WeeklyWorker

07.05.1996

Turkish powder keg

Three people were killed in clashes on May 1 in Istanbul. The trouble started when the police attempted to ‘screen’ May Day demonstrators. Turkish TV said people “carrying placards of an illegal organisation” refused to submit to searches by the security forces. Instead they fought.

In addition to attacking the police, demonstrators threw petrol bombs at the offices of rightwing parties, overturned telephone booths, attacked a post office, turned municipal buses into barricades and broke windows in banks and shops. A plainclothes policeman was identified by demonstrators because he was seen to have a pistol in his waistband. A total of 69 people were wounded, including many police, but all the dead were demonstrators, at least two of them killed when police opened fire.

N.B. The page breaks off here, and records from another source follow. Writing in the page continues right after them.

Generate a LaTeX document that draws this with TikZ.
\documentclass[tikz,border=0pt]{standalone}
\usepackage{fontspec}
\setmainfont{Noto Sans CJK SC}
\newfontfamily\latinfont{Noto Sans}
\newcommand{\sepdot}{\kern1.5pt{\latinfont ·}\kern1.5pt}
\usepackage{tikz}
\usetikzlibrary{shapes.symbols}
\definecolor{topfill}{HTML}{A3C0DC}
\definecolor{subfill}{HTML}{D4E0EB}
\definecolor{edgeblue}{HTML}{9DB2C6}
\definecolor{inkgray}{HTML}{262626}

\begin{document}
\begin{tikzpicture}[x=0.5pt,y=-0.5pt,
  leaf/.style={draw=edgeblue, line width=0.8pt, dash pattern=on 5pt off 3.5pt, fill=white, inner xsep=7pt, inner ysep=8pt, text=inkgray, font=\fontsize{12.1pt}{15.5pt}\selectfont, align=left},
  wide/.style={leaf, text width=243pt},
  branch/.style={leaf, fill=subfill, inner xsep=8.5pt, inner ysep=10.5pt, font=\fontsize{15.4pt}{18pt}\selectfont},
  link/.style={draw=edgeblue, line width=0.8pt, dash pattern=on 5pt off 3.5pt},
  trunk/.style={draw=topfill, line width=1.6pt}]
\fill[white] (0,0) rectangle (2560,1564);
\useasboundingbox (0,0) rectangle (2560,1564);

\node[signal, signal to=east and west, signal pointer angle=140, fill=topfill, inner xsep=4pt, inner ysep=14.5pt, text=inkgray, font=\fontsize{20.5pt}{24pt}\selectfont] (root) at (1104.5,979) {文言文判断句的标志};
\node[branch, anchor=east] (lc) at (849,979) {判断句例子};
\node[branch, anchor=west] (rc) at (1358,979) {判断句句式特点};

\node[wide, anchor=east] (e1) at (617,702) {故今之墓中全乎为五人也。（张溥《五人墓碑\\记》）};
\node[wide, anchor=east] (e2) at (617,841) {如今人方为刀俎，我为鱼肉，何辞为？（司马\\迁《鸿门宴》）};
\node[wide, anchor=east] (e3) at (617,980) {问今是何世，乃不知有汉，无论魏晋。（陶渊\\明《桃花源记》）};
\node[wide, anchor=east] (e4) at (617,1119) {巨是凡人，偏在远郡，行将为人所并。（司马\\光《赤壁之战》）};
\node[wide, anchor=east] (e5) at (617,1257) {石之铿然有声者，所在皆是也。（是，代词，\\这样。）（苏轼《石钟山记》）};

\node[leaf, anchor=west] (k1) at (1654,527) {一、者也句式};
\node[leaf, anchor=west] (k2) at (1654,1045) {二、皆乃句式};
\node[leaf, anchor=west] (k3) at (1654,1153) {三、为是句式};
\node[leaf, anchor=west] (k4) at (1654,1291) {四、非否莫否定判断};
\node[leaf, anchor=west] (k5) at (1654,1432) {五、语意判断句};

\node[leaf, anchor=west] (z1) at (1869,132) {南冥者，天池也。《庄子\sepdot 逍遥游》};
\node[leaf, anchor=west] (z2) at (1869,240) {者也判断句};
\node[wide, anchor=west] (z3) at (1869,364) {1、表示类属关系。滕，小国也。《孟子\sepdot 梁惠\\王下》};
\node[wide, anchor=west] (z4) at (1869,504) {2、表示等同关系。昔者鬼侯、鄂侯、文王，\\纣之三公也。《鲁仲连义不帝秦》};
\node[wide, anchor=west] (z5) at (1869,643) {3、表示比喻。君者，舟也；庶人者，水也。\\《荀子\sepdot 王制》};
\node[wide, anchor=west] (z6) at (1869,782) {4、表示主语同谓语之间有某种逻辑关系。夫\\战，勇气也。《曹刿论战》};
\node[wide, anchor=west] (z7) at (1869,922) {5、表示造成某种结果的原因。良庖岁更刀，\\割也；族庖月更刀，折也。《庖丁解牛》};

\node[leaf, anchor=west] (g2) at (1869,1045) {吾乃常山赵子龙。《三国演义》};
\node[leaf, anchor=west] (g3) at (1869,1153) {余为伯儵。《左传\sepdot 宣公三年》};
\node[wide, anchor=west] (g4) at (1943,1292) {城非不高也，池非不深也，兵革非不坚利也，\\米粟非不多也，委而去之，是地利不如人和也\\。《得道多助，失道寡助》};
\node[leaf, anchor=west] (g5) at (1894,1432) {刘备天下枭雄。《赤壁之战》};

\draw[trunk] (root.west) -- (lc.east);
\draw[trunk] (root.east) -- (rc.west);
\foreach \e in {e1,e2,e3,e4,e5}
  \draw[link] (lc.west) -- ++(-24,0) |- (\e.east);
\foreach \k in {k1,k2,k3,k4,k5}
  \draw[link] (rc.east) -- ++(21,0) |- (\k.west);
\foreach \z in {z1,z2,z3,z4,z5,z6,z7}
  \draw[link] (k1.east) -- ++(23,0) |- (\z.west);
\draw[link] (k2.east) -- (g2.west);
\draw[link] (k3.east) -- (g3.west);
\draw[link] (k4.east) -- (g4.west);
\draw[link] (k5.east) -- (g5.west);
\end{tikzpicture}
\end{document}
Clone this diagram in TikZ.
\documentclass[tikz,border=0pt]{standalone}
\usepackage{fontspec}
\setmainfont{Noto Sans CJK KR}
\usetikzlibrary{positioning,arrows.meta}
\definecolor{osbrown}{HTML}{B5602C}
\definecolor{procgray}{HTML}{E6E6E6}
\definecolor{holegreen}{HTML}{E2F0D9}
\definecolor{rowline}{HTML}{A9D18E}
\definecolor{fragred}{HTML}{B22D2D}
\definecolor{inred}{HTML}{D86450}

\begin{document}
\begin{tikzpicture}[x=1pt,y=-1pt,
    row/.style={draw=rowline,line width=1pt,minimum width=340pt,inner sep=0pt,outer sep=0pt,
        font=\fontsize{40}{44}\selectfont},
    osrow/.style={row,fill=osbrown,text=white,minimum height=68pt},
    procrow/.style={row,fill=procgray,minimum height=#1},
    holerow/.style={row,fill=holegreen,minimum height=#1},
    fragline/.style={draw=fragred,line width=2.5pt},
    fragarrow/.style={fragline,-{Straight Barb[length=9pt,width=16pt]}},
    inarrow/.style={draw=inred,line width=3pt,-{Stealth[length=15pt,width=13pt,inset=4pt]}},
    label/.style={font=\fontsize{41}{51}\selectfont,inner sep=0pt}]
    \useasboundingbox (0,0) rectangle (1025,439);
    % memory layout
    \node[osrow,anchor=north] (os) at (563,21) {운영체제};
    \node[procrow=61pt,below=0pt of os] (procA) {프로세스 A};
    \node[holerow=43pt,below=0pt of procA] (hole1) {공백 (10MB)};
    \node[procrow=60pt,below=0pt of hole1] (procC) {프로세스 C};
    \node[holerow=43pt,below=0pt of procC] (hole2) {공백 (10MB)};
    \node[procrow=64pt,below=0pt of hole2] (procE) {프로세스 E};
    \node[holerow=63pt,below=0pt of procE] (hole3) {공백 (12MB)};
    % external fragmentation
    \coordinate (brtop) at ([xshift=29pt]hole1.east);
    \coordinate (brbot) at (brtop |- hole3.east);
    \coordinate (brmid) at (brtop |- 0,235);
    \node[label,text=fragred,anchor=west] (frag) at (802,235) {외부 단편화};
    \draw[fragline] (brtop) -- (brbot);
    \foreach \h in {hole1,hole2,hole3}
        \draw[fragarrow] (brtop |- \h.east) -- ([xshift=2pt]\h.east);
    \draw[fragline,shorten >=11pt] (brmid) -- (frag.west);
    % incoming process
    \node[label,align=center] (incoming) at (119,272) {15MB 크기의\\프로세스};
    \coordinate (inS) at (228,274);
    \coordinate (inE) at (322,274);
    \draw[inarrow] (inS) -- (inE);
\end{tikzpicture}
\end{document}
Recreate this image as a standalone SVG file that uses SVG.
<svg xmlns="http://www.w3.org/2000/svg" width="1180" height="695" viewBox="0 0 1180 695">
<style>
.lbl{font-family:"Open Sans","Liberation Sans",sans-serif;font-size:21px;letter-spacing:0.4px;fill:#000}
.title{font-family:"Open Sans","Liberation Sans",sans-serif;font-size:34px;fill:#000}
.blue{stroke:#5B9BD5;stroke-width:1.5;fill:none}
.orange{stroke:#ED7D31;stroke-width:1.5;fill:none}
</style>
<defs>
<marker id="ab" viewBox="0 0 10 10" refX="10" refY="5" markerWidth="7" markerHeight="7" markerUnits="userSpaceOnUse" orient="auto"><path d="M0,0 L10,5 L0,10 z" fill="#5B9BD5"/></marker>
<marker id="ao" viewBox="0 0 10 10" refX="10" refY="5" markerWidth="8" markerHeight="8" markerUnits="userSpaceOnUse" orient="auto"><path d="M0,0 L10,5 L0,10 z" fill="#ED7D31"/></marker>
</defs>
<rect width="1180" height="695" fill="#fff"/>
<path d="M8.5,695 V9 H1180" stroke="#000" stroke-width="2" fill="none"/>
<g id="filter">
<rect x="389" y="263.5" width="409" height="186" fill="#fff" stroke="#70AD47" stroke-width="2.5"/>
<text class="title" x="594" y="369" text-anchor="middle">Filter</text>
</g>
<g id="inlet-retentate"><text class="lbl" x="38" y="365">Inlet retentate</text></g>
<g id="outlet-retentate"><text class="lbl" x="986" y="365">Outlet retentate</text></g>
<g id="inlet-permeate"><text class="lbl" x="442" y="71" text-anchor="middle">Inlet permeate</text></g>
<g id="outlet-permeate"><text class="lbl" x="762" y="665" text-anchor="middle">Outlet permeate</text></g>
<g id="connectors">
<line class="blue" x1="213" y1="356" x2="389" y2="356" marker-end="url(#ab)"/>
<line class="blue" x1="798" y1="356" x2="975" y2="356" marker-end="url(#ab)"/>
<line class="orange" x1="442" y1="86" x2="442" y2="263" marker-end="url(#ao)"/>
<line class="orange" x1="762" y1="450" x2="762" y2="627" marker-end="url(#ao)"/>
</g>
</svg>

Reports in the Turkish and international bourgeois media blamed illegal leftwing groups for the violence. Dev Sol (Revolutionary Left) and the Maoist Communist Party of Turkey (Marxist-Leninist) were the organisations most frequently mentioned. One rightwing politician complained afterwards that the violence was caused because “communists” were allowed to mark May Day. However, all sorts of things have been banned in Turkey (including entire languages) without making the place any more peaceful.

Some of the violence by demonstrators was driven by blind frustration and rage. But Turkey is a powder keg. There is a civil war in all but name in the Kurdish areas. There is tension between the islamic and western aspects of Turkish society, and there is a mounting gulf between rich and poor, not least in the cities where illegal leftwing groups have a base. And among the poor there is anger that leading politicians and officials can become enmeshed in corruption scandals and go unpunished. Many of the shops attacked in Istanbul sold goods that most Turkish workers and youth will never be able to afford.

If there is one country in the world well on the way to a revolution situation, that country is Turkey. Communists here must watch Turkish events and be prepared to support their comrades there. Communists in Turkey need a revolutionary programme that can turn the mounting anger into workers power.